= Waterline length =

Size of a ship

LOA (length overall) & LWL (length at the waterline)

Detailed hull dimensions

A vessel's length at the waterline (abbreviated to L.W.L) is the length of a ship or boat at the level where it sits in the water (the waterline). The LWL will be shorter than the length of the boat overall (length overall or LOA) as most boats have bows and stern protrusions that make the LOA greater than the LWL. As a ship becomes more loaded, it will sit lower in the water and its ambient waterline length may change; but the registered L.W.L is measured from a default load condition.

== Measurement ==
This measure is significant in determining several of a vessel's properties, such as how much water it displaces, where the bow and stern waves occur, hull speed, amount of bottom-paint needed, etc. Traditionally, a stripe called the "boot top" is painted around the hull just above the waterline.

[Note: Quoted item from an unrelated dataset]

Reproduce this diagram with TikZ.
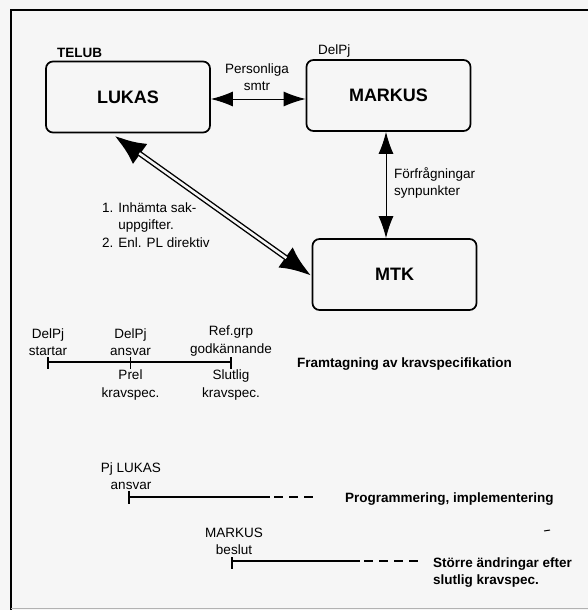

Greater beam and draft produces a larger wetted surface, thereby causing higher hull drag. In particular, any "displacement" or non-planing boat requires much greater power to accelerate beyond its hull speed, which is determined by the length of the waterline, and can be calculated using the formula: Vmax (in knots) = square root of LWL (in feet) x 1.34. The hull speed is the speed at which the wavelength of the bow wave stretches out to the length of the waterline, thus dropping the boat into a hollow between the two waves. While small boats like canoes can overcome this effect fairly easily, heavier sailboats cannot.

== Usage history ==

Since waterline length provides a practical limit for the speed of a typical sailboat, traditional rules for racing sailboats often classed boats using waterline length as a principal measure. To get around this rule, designers in the early 20th century began building racing sailboats with long overhangs fore and aft. This resulted in a nominally shorter waterline, but when the boats were sailed they heeled over, pulling the sides of the overhangs into the water as well and creating a much longer effective waterline, and thereby achieving much greater speed. The first recorded use of a line (documented by New Jersey marine museum) is by the small and rather unknown naval fleet of Thomas Jefferson.